Village in Vestre Toten Municipality, Norway

Eina is a village in Vestre Toten Municipality in Innlandet county, Norway. The village is located along the Gjøvikbanen railway line, between the villages of Jaren and Raufoss. The village of Eina is located 12 km south of the municipal centre of Raufoss, on the north shore of the lake Einavatnet. The river Hunnselva runs north through the village from the lake Einavatnet to the large lake Mjøsa.

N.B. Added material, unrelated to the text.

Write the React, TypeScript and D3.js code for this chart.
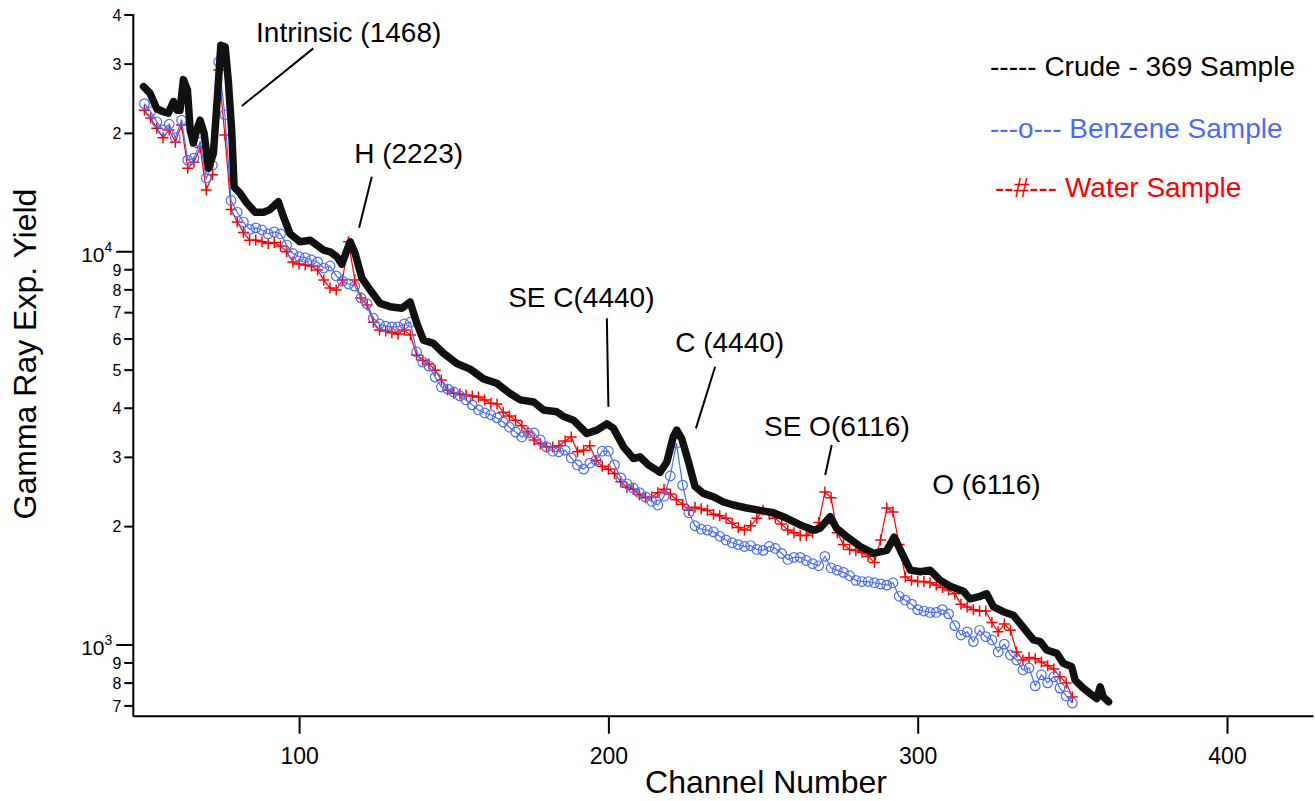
import { useEffect, useRef } from "react";
import * as d3 from "d3";

// channel sampling for the two marker series
const markerStart = 50;
const markerStep = 2;

// Benzene sample, channels 50..350 every 2
const benzeneValues = [
  23800, 22700, 21400, 20400, 21100, 19500, 21600, 17100, 17300, 19000,
  15400, 16600, 30400, 22300, 13500, 12600, 11900, 11400, 11500, 11360,
  11100, 11230, 11100, 10400, 9900, 9720, 9660, 9530, 9420, 9090,
  9200, 8680, 8420, 8280, 8180, 7630, 7370, 6780, 6550, 6470,
  6440, 6440, 6550, 6620, 5560, 5240, 5120, 4800, 4530, 4480,
  4400, 4300, 4200, 4080, 3960, 3890, 3850, 3780, 3690, 3580,
  3480, 3380, 3460, 3460, 3320, 3190, 3110, 3100, 3130, 2990,
  2870, 2800, 2900, 2950, 3110, 3110, 2870, 2660, 2570, 2510,
  2440, 2380, 2320, 2270, 2390, 2690, 3260, 2550, 2170, 2010,
  1970, 1960, 1940, 1890, 1850, 1820, 1800, 1780, 1790, 1750,
  1740, 1780, 1760, 1710, 1650, 1670, 1670, 1640, 1610, 1590,
  1680, 1570, 1550, 1530, 1500, 1460, 1450, 1450, 1440, 1430,
  1420, 1440, 1330, 1300, 1270, 1230, 1220, 1210, 1210, 1230,
  1200, 1120, 1060, 1080, 1020, 1090, 1050, 1030, 960, 1005,
  943, 916, 864, 874, 787, 840, 801, 830, 777, 742,
  712,
];

// Water sample, channels 50..350 every 2
const waterValues = [
  22900, 21900, 20600, 19500, 20400, 19000, 21000, 16300, 16900, 18400,
  14350, 15700, 29000, 19800, 12800, 11900, 11200, 10700, 10700, 10600,
  10500, 10550, 10350, 10000, 9420, 9310, 9250, 9200, 8990, 8470,
  8090, 7990, 8470, 10600, 8470, 7630, 7320, 6620, 6320, 6290,
  6220, 6180, 6320, 6140, 5460, 5300, 5180, 5000, 4720, 4450,
  4370, 4350, 4320, 4300, 4270, 4200, 4120, 4100, 3910, 3820,
  3730, 3610, 3480, 3320, 3250, 3190, 3190, 3210, 3300, 3380,
  3100, 3130, 3210, 2950, 2850, 2800, 2730, 2600, 2520, 2490,
  2410, 2370, 2380, 2440, 2490, 2420, 2340, 2280, 2200, 2240,
  2220, 2200, 2150, 2130, 2100, 2040, 1990, 1960, 2010, 2100,
  2200, 2150, 2100, 2030, 1960, 1930, 1900, 1900, 1930, 2050,
  2450, 2370, 1930, 1800, 1750, 1740, 1720, 1680, 1620, 1850,
  2230, 2180, 1800, 1490, 1460, 1450, 1450, 1440, 1420, 1400,
  1380, 1350, 1270, 1250, 1230, 1220, 1220, 1140, 1080, 1130,
  1090, 960, 916, 930, 922, 905, 885, 869, 830, 801,
  738,
];

// Crude - 369 sample (thick line)
const crudeChannels = [
  49.7, 51.8, 54.0, 56.1, 57.7, 59.4, 60.5, 61.5, 62.6, 63.9,
  64.8, 65.8, 66.9, 68.0, 69.3, 70.7, 72.3, 73.6, 74.7, 76.1,
  77.1, 78.2, 79.0, 80.9, 83.1, 85.8, 88.5, 90.6, 93.3, 94.9,
  97.1, 100.3, 103.6, 105.7, 107.9, 110.0, 112.2, 113.8, 116.5, 118.1,
  120.3, 123.0, 126.2, 129.4, 133.2, 135.9, 138.1, 140.2, 143.4, 146.7,
  151.0, 155.3, 159.6, 163.9, 168.2, 171.5, 175.8, 179.0, 183.3, 185.5,
  188.7, 193.0, 196.3, 199.5, 201.6, 204.9, 208.1, 210.2, 212.9, 216.7,
  218.9, 221.0, 222.1, 223.7, 225.9, 228.0, 230.7, 234.0, 237.2, 240.4,
  244.7, 249.0, 253.3, 257.7, 262.0, 266.3, 268.4, 271.7, 273.8, 277.1,
  281.4, 285.7, 290.0, 292.4, 294.9, 297.6, 300.8, 304.0, 307.3, 310.5,
  314.8, 316.9, 320.2, 322.3, 324.5, 327.7, 330.9, 333.1, 335.3, 337.4,
  339.6, 341.7, 345.0, 347.1, 349.8, 350.9, 353.6, 355.7, 357.9, 359.0,
  360.0, 361.7,
];
const crudeValues = [
  26300, 25300, 23100, 22700, 22500, 24100, 22900, 22900, 27400, 25800,
  20400, 18900, 20400, 21600, 20000, 16300, 17800, 24800, 33500, 33200,
  27300, 20400, 14600, 14100, 13300, 12600, 12600, 12800, 13400, 12300,
  11100, 10600, 10700, 10400, 10100, 10000, 9710, 9300, 10600, 9910,
  8570, 7990, 7390, 7250, 7180, 7450, 6570, 5960, 5850, 5520,
  5200, 5030, 4750, 4630, 4360, 4200, 4150, 3960, 3920, 3810,
  3730, 3450, 3520, 3650, 3560, 3190, 2980, 3010, 2870, 2750,
  2920, 3390, 3520, 3350, 2920, 2530, 2430, 2380, 2310, 2270,
  2230, 2200, 2170, 2100, 2020, 1960, 1980, 2120, 1980, 1885,
  1780, 1710, 1740, 1880, 1710, 1550, 1535, 1550, 1460, 1410,
  1370, 1310, 1330, 1350, 1250, 1215, 1190, 1135, 1080, 1030,
  1020, 971, 952, 898, 880, 814, 776, 753, 731, 783,
  738, 717,
];

const xTicks = [100, 200, 300, 400];
const yMajorTicks = [1000, 10000];
const yMinorTicks = [
  700, 800, 900, 2000, 3000, 4000, 5000, 6000, 7000, 8000, 9000, 20000,
  30000, 40000,
];

// peak annotations: label, text anchor [channel, value], leader line ends
const peakLabels = [
  "Intrinsic (1468)",
  "H (2223)",
  "SE C(4440)",
  "C (4440)",
  "SE O(6116)",
  "O (6116)",
];
const peakTextAt = [
  [86.1, 34140],
  [117.8, 16810],
  [167.6, 7235],
  [221.6, 5568],
  [250.3, 3400],
  [304.7, 2421],
];
const peakLines = [
  [[104.6, 32900], [81.5, 23480]],
  [[123.5, 15510], [119.4, 11510]],
  [[199.5, 6770], [200.0, 4036]],
  [[234.5, 5100], [228.3, 3556]],
  [[272.2, 3225], [270.1, 2705]],
  null,
];

const legendLabels = [
  "----- Crude - 369 Sample",
  "---o--- Benzene Sample",
  "--#--- Water Sample",
];
const legendColors = ["#000000", "#4a6cf5", "#ff0000"];

const FONT = "'Liberation Sans', Arial, Helvetica, sans-serif";

function App() {
  const svgRef = useRef<SVGSVGElement>(null);

  useEffect(() => {
    const svg = d3.select(svgRef.current);
    svg.selectAll("*").remove();

    const x = d3.scaleLinear().domain([46.4, 427.8]).range([133.3, 1313]);
    const y = d3.scaleLog().domain([661, 40000]).range([715.7, 15]);

    const benzene = benzeneValues.map((v, i) => ({
      c: markerStart + i * markerStep,
      v,
    }));
    const water = waterValues.map((v, i) => ({
      c: markerStart + i * markerStep,
      v,
    }));
    const crude = crudeValues.map((v, i) => ({ c: crudeChannels[i], v }));

    const line = d3
      .line<{ c: number; v: number }>()
      .x((d) => x(d.c))
      .y((d) => y(d.v));

    // water: thin red line + crosses
    svg
      .append("path")
      .datum(water)
      .attr("fill", "none")
      .attr("stroke", "#ff0000")
      .attr("stroke-width", 1.2)
      .attr("d", line);
    svg
      .append("g")
      .selectAll("path")
      .data(water)
      .enter()
      .append("path")
      .attr("transform", (d) => `translate(${x(d.c)},${y(d.v)})`)
      .attr("d", "M-5.5,0H5.5M0,-5.5V5.5")
      .attr("stroke", "#ff0000")
      .attr("stroke-width", 1.5);

    // benzene: thin blue line + open circles
    svg
      .append("path")
      .datum(benzene)
      .attr("fill", "none")
      .attr("stroke", "#4a6cf5")
      .attr("stroke-width", 1.2)
      .attr("d", line);
    svg
      .append("g")
      .selectAll("circle")
      .data(benzene)
      .enter()
      .append("circle")
      .attr("cx", (d) => x(d.c))
      .attr("cy", (d) => y(d.v))
      .attr("r", 4.8)
      .attr("fill", "none")
      .attr("stroke", "#4a6cf5")
      .attr("stroke-width", 1.2);

    // crude: thick black line
    svg
      .append("path")
      .datum(crude)
      .attr("fill", "none")
      .attr("stroke", "#111")
      .attr("stroke-width", 7.5)
      .attr("stroke-linejoin", "round")
      .attr("stroke-linecap", "round")
      .attr("d", line);

    // x axis
    const xAxis = svg
      .append("g")
      .attr("transform", `translate(0,${y.range()[0]})`)
      .call(
        d3
          .axisBottom(x)
          .tickValues(xTicks)
          .tickSize(18)
          .tickSizeOuter(0)
          .tickPadding(14),
      );
    xAxis.select(".domain").attr("stroke-width", 2);
    xAxis.selectAll(".tick line").attr("stroke-width", 2);
    xAxis
      .selectAll("text")
      .attr("font-family", FONT)
      .attr("font-size", 23)
      .attr("fill", "#000");

    // y axis
    const yAxis = svg.append("g");
    yAxis
      .append("line")
      .attr("x1", x.range()[0])
      .attr("x2", x.range()[0])
      .attr("y1", y.range()[1] - 1)
      .attr("y2", y.range()[0] + 1)
      .attr("stroke", "#000")
      .attr("stroke-width", 2);
    yAxis
      .selectAll(".minor")
      .data(yMinorTicks)
      .enter()
      .append("line")
      .attr("x1", x.range()[0] - 9)
      .attr("x2", x.range()[0])
      .attr("y1", (d) => y(d))
      .attr("y2", (d) => y(d))
      .attr("stroke", "#000")
      .attr("stroke-width", 2);
    yAxis
      .selectAll(".minorlbl")
      .data(yMinorTicks)
      .enter()
      .append("text")
      .attr("x", x.range()[0] - 12)
      .attr("y", (d) => y(d))
      .attr("dy", "0.36em")
      .attr("text-anchor", "end")
      .attr("font-family", FONT)
      .attr("font-size", 16)
      .text((d) => String(d / Math.pow(10, Math.floor(Math.log10(d)))));
    yAxis
      .selectAll(".major")
      .data(yMajorTicks)
      .enter()
      .append("line")
      .attr("x1", x.range()[0] - 17)
      .attr("x2", x.range()[0])
      .attr("y1", (d) => y(d))
      .attr("y2", (d) => y(d))
      .attr("stroke", "#000")
      .attr("stroke-width", 2);
    const majorLbl = yAxis
      .selectAll(".majorlbl")
      .data(yMajorTicks)
      .enter()
      .append("text")
      .attr("x", x.range()[0] - 21)
      .attr("y", (d) => y(d) + 10)
      .attr("text-anchor", "end")
      .attr("font-family", FONT)
      .attr("font-size", 21);
    majorLbl.append("tspan").text("10");
    majorLbl
      .append("tspan")
      .attr("dy", -10)
      .attr("font-size", 14)
      .text((d) => String(Math.round(Math.log10(d))));

    // axis titles
    svg
      .append("text")
      .attr("x", 766)
      .attr("y", 793)
      .attr("text-anchor", "middle")
      .attr("font-family", FONT)
      .attr("font-size", 32)
      .text("Channel Number");
    svg
      .append("text")
      .attr("transform", "translate(36,354) rotate(-90)")
      .attr("text-anchor", "middle")
      .attr("font-family", FONT)
      .attr("font-size", 32)
      .text("Gamma Ray Exp. Yield");

    // peak annotations
    peakLabels.forEach((label, i) => {
      svg
        .append("text")
        .attr("x", x(peakTextAt[i][0]))
        .attr("y", y(peakTextAt[i][1]))
        .attr("font-family", FONT)
        .attr("font-size", 28)
        .text(label);
      const seg = peakLines[i];
      if (seg) {
        svg
          .append("line")
          .attr("x1", x(seg[0][0]))
          .attr("y1", y(seg[0][1]))
          .attr("x2", x(seg[1][0]))
          .attr("y2", y(seg[1][1]))
          .attr("stroke", "#000")
          .attr("stroke-width", 2);
      }
    });

    // legend
    const legendY = [76, 138, 197];
    const legendX = [990, 990, 995];
    legendLabels.forEach((label, i) => {
      svg
        .append("text")
        .attr("x", legendX[i])
        .attr("y", legendY[i])
        .attr("font-family", FONT)
        .attr("font-size", 28)
        .attr("fill", legendColors[i])
        .text(label);
    });
  }, []);

  return (
    <svg
      ref={svgRef}
      width={1315}
      height={801}
      style={{ position: "absolute", left: 0, top: 0, background: "#fff" }}
    ></svg>
  );
}

export default App;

The 0.74 km2 village has a population (2024) of 729 and a population density of 985 PD/km2. About 1,500 people inhabit the rural area surrounding the lake, outside of the village of Eina.

==History==
The area has been populated since before the early 11th century, but did not see significant growth until the Norwegian industrialization. This was due to the Gjøvikbanen railway line being built, which brought passengers and freight to and through the village. In 1902, the local railroad station opened and it was named Eina, after the nearby lake Einavatnet. In 1908, the village of Eina and its surroundings became a municipality of its own when Vestre Toten Municipality split into three: Eina Municipality, Kolbu Municipality and Vestre Toten Municipality. The village of Eina was the administrative centre of the old Eina Municipality. In 1964, Eina Municipality was merged with Vestre Toten Municipality.

===Valdresbanen===
Eina was also connected to Valdresbanen railway line until it closed. The Valdresbanen was built in 1906, and was originally a privately owned line, until the government assumed control in 1937. It covered the distance from Eina to Fagernes, which is located in Nord-Aurdal Municipality. The 109 km long track was closed in 1988.